Capital gain exemptions – what are they applicable on and how are they applied?

This article is written by Aashish Ramchand, a Chartered Accountant by profession. Aashish is the co-founder of makemyreturns.com. He also has completed his CFA Level I (American) and is very passionate about writing articles on taxes and tax advisory. He can be reached at connect@makemyreturns.com

Capital Gains on assets are a result of a higher sale consideration than the cost of acquisition of the assets.

Short term capital gains are taxable at 15% in case of shares and equity oriented mutual funds and at 30% (maximum marginal rate) in case of other taxable assets.

On the other hand, long term capital gains on shares and equity oriented mutual funds are exempt from tax and are taxable at 20% in case of other assets such as flat, building, gold, art etc.

The Income tax act has come out with certain exemptions from taxable long term capital gains.

Section 54:- Under this section, an Individual or an HUF (Hindu Undivided Family) can get an exemption on the capital gains earned on residential house property. As per this section, the individual is required to purchase another residential house property within 1 year prior to the sale or within 2 years from the sale of the erstwhile residential house. In case of construction, the new residential house property must be constructed within 3 years from the sale of the original house property.
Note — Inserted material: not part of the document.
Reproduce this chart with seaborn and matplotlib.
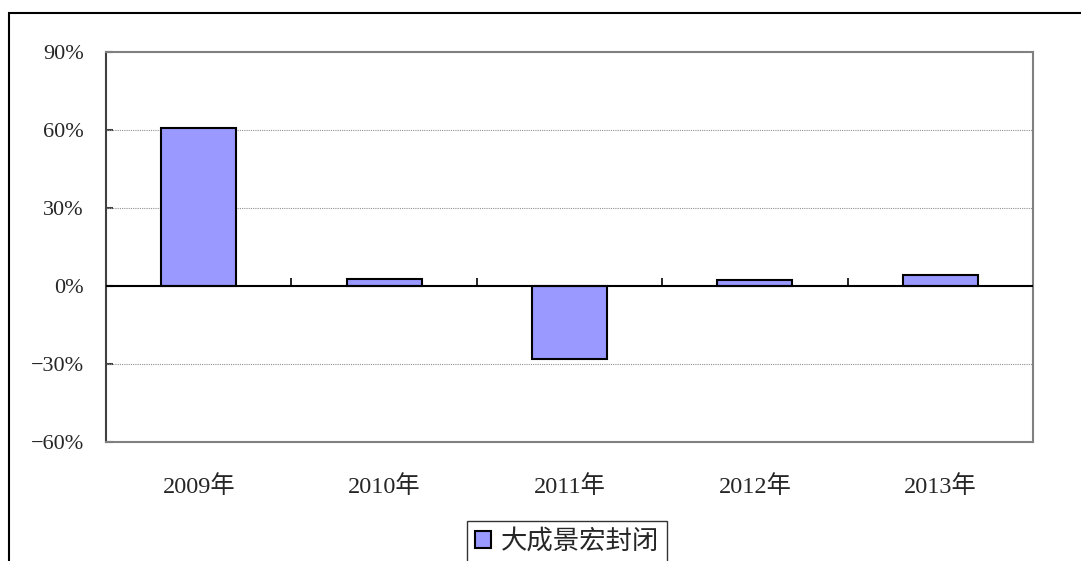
import numpy as np
import pandas as pd
import matplotlib
matplotlib.use('Agg')
import matplotlib.pyplot as plt
import seaborn as sns
from matplotlib.patches import Rectangle
from matplotlib.ticker import FuncFormatter

# data
years = ['2009年', '2010年', '2011年', '2012年', '2013年']
returns = [60.8, 2.8, -28.1, 2.3, 4.3]
fund_name = '大成景宏封闭'

y_ticks = [-60, -30, 0, 30, 60, 90]

df = pd.DataFrame({'year': years, 'ret': returns, 'fund': fund_name})

sns.set_style('white')
plt.rcParams['font.family'] = ['Liberation Serif', 'Noto Sans CJK SC']

W, H = 1081, 561
fig = plt.figure(figsize=(W / 100, H / 100), dpi=100)
ax = fig.add_axes([106 / W, 1 - 442 / H, (1033 - 106) / W, (442 - 52) / H])

sns.barplot(data=df, x='year', y='ret', hue='fund', palette=['#9999FF'],
            saturation=1, edgecolor='black', linewidth=1.5, width=0.405,
            ax=ax, zorder=3)

ax.set_xlim(-0.5, len(years) - 0.5)
ax.set_ylim(y_ticks[0], y_ticks[-1])
ax.set_yticks(y_ticks)
ax.yaxis.set_major_formatter(FuncFormatter(lambda v, p: f'{v:.0f}%'.replace('-', '\u2212')))
ax.set_xlabel('')
ax.set_ylabel('')

# gridlines
for v in y_ticks[1:-1]:
    if v != 0:
        ax.axhline(v, color='#909090', lw=0.8, ls=(0, (1, 1)), zorder=1)
ax.axhline(0, color='black', lw=1.5, zorder=4)

for side in ['top', 'right', 'bottom']:
    ax.spines[side].set_color('#808080')
    ax.spines[side].set_linewidth(1.5)
ax.spines['left'].set_color('#404040')
ax.spines['left'].set_linewidth(1.5)

ax.tick_params(axis='y', direction='in', length=5, width=1.5, color='#404040',
               pad=16, labelsize=16, left=True)
ax.tick_params(axis='x', length=0, pad=24, labelsize=17.5)

# category separator ticks on the zero line
sec = ax.secondary_xaxis(0.4)
sec.set_xticks(np.arange(-0.5, len(years)))
sec.tick_params(direction='in', length=6, width=1.2, color='black', labelbottom=False)
sec.spines['bottom'].set_visible(False)

leg = ax.legend(loc='upper center', bbox_to_anchor=(567 / W, 1 - 521 / H),
                bbox_transform=fig.transFigure, fontsize=19, frameon=True,
                fancybox=False, handlelength=0.6, handleheight=0.6,
                handletextpad=0.35, borderpad=0.3, borderaxespad=0)
leg.get_frame().set_edgecolor('black')
leg.get_frame().set_linewidth(1.0)

# outer chart border
fig.patches.append(Rectangle((9 / W, -0.1), 1.2, 1 - 13 / H + 0.1,
                             transform=fig.transFigure, fill=False,
                             edgecolor='black', lw=1.5))

fig.savefig('out.png', dpi=100)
Section 54F:- As per this section, an individual or an HUF can get capital gains exemptions from assets other than residential house property (exemption for residential house property is covered under section 54). To claim the exemption, an individual or HUF needs to invest the sale proceeds of the old capital asset in another residential property. The timelines remain the same as covered in section 54 i.e. 1 year prior to or within 2 years from, the sale of the capital asset (other than the residential house property). In case of construction of the residential house property, the time limit is 3 years.

Section 54EC:- In this section, any person (not only individual and HUF’s) can get exemption from long term capital gains even if the capital gains are not invested in a residential house property. To gain exemption from capital gains, an individual or an HUF can invest the capital gains amount in NHAI (i.e. National Highway authority of India) or REC (Rural Electrification Corporation) bonds of the Government. The investment limit in these bonds in capped at Rs. 50 lakhs. The time limit to invest in these bonds is 6 months from the date of sale of the original capital asset.

Section 54B:– As per this section, an individual or HUF can get exemption from long term capital gains earned on sale of agriculture land. This pertains to sale of only urban agricultural land as sale of rural agriculture lands are completely exempt from tax. To claim the exemption, the assessee needs to invest the capital gains earned in another urban agricultural land. The time limit for investment is 2 years from the date of sale of the original urban agricultural land.